Jobs for Girls with Artistic Flair: A Novel

  • By June Gervais
  • Pamela Dorman Books
  • 384 pp.
  • Reviewed by Patricia S. Gormley
  • June 23, 2022

A queer, awkward teen longs to become a tattooist in 1980s New York.

Jobs for Girls with Artistic Flair: A Novel

Getting a tattoo is an intensely personal experience. You’re handing someone else control over your body to hopefully make it look a certain way, match on the outside what you feel on the inside, or permanently memorialize connections or experiences. Suffice it to say, the world of tattoos in the mid-1980s was not the same as it is today. Back then, tattoos were limited to “disreputable” types, and there were virtually no female tattoo artists to speak of.

For Gina Mulley, who works in her brother Dominic’s Long Island tattoo shop, the artform is the one medium through which she can make order out of personal chaos, the one thing that provides a sense of stability. With an absent father, a mentally unbalanced mother, and minimal friends (minus the other tattooists at the shop), she has few social interactions.

Gina, class of 1985, has just graduated high school, and Dominic insists she find a job. But all she wants is to become a tattoo artist; she paints a huge mermaid mural on the wall of the shop and creates many of the “flash” tattoo designs customers love. She also has notebooks full of potential tattoos: hybrid mutant fish and images of fantastical animals and vegetables that exist nowhere except in her gifted brain.

Dominic reluctantly agrees to take his sister on as a one-year apprentice, gradually increasing her tasks until she reaches the level of being allowed to ink tattoos on pigs’ feet and oranges, if not human skin. During this time, Gina meets the local clairvoyant and his “protégé,” the lovely and mysterious Anna, and realizes that she needs more than work in her life. She needs romance, too.

In Jobs for Girls with Artistic Flair, author June Gervais allows us to watch events unfold from Gina’s perspective, and so we are occasionally frustrated by our protagonist’s misguided attempts to reconcile all the different pieces of herself into a cohesive whole. But we’re also amused at her and Anna’s flailing, awkward attempts to move beyond friendship to something more.

Throughout, the author takes the structure and tropes of a traditional bildungsroman and lovingly places them over this intimate circle of people, this single year, to show how even small conversations and experiences can shape a young life. It’s all even more beautiful when you realize the author has used a centuries-old structure to create a gentle, queer, feminist coming-of-age tale set in the little-explored world of 1980s tattooing.

True, the result is surely a niche Venn diagram, but such is Gervais’ skill that the tale will resonate with all kinds of readers. The artistry here — save for one jarring scene dealing with dubiously granted sexual consent — is deft, and Gina is an immensely likable if frustrating character.

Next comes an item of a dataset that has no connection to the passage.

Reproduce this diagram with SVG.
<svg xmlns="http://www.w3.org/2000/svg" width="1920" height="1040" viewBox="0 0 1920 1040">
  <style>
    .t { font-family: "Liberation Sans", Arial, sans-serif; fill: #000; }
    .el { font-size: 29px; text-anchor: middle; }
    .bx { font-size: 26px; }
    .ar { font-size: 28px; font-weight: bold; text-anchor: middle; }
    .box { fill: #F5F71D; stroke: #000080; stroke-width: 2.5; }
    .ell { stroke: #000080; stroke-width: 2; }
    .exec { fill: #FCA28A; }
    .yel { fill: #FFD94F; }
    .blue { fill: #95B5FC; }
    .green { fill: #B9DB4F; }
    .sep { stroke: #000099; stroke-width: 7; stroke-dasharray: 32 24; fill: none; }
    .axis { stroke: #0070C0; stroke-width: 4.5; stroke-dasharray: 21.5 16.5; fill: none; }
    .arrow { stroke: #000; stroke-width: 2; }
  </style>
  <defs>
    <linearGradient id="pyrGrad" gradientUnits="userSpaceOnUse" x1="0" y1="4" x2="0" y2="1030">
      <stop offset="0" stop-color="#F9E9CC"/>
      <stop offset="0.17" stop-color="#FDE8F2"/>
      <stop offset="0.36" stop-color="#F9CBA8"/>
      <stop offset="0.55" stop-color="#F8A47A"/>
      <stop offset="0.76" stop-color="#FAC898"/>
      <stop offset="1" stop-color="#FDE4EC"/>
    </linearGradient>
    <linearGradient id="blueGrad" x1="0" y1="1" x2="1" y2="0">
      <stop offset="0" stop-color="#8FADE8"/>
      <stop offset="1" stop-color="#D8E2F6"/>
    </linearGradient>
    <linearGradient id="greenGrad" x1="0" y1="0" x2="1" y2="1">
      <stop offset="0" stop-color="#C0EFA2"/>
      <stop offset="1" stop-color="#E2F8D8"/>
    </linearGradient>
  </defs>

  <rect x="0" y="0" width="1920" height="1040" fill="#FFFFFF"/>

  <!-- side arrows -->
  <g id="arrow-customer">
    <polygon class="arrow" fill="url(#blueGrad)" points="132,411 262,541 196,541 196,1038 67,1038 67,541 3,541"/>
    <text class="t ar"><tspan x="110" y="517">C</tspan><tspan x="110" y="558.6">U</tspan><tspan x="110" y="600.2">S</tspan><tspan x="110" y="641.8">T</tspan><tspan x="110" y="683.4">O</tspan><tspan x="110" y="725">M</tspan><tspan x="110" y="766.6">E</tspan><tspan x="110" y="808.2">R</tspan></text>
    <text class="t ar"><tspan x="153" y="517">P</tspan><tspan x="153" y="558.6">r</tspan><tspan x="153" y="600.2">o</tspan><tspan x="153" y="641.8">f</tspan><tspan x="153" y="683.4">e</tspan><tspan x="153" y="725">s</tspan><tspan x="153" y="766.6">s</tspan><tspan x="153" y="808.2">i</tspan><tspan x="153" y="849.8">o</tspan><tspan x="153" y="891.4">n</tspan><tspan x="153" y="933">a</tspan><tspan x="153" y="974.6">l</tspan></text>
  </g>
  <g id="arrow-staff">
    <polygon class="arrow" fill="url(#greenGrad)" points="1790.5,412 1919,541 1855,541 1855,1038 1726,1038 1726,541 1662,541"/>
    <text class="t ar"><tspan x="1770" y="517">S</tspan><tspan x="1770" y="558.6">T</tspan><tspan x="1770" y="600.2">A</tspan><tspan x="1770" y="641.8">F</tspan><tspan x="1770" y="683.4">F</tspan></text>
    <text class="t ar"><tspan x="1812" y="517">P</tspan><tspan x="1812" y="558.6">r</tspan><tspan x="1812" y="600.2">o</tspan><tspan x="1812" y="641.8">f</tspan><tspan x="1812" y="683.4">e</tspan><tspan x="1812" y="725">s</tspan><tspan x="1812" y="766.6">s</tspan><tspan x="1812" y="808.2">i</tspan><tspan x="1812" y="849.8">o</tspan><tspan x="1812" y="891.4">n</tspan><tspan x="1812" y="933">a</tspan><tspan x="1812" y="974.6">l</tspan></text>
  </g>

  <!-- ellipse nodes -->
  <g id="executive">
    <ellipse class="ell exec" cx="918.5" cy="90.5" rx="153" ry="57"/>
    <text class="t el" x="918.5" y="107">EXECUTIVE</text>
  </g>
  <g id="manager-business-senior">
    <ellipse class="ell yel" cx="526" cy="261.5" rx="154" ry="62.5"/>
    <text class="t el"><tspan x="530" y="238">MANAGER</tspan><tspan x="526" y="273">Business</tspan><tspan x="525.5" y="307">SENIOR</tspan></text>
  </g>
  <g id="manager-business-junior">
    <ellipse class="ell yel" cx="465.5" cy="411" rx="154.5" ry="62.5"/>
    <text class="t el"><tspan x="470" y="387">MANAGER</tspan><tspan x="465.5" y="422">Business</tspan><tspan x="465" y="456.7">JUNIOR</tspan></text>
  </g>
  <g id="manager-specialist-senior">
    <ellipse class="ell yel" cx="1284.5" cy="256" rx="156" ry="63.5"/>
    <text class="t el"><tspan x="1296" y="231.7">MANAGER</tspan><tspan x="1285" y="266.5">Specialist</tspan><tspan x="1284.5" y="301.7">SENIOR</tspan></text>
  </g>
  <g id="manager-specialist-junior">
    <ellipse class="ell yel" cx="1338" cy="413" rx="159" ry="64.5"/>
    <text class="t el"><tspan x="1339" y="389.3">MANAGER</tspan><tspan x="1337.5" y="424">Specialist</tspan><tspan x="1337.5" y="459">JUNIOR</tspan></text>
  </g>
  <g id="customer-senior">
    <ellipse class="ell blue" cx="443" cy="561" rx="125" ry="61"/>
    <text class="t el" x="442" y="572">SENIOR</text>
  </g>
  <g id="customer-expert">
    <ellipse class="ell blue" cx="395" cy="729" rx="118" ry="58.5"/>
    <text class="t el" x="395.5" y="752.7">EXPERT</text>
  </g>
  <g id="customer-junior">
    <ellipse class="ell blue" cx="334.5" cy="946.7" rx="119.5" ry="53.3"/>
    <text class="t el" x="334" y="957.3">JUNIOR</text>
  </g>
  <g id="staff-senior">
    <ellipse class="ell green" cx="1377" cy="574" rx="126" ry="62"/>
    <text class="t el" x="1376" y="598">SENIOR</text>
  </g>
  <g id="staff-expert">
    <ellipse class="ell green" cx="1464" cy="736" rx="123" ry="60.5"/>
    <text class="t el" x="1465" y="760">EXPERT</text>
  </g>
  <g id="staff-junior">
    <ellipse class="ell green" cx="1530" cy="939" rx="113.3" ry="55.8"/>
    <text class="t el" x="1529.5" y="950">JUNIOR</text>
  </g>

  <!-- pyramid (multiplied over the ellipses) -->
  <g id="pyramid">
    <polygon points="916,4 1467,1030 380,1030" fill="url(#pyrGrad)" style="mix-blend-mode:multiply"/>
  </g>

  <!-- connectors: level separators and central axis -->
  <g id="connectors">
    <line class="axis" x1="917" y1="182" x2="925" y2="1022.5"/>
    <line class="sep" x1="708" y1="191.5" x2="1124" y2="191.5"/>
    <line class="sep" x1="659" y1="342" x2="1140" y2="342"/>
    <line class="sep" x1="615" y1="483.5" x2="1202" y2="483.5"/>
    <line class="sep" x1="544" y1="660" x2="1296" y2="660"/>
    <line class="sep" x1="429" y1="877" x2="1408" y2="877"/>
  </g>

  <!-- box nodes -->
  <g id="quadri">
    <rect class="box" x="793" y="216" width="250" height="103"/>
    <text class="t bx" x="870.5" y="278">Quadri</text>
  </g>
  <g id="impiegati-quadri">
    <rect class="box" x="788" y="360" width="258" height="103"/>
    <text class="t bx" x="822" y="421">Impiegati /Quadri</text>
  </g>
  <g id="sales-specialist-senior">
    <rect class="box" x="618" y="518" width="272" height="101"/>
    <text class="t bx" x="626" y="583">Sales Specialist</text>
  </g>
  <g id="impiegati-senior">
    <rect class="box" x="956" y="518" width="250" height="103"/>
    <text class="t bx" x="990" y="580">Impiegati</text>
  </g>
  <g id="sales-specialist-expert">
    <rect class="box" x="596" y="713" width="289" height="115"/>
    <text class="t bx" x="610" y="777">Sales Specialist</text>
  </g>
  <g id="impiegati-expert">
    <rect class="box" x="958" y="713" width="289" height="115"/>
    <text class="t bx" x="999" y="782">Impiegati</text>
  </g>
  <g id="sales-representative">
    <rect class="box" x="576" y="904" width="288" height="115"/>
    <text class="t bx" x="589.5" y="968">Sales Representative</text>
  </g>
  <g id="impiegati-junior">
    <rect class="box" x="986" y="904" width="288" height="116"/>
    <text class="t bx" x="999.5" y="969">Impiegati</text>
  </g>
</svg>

She fights with everything she has to become a respected tattooist, to demonstrate her talent to the people who matter, and to have a successful romantic relationship. In portraying Gina’s journey, the author has crafted a sense of place so precise, you’ll all but hear the tinkling of the bell over the tattoo shop’s door as the novel welcomes you in.

Patricia S. Gormley recently moved to Alexandria, VA, from Miami, FL; she is still trying to understand “seasons.” She lives in NoVA with her librarian husband and five small, mysterious beings who claim to be cats but who behave like permanently disgruntled people.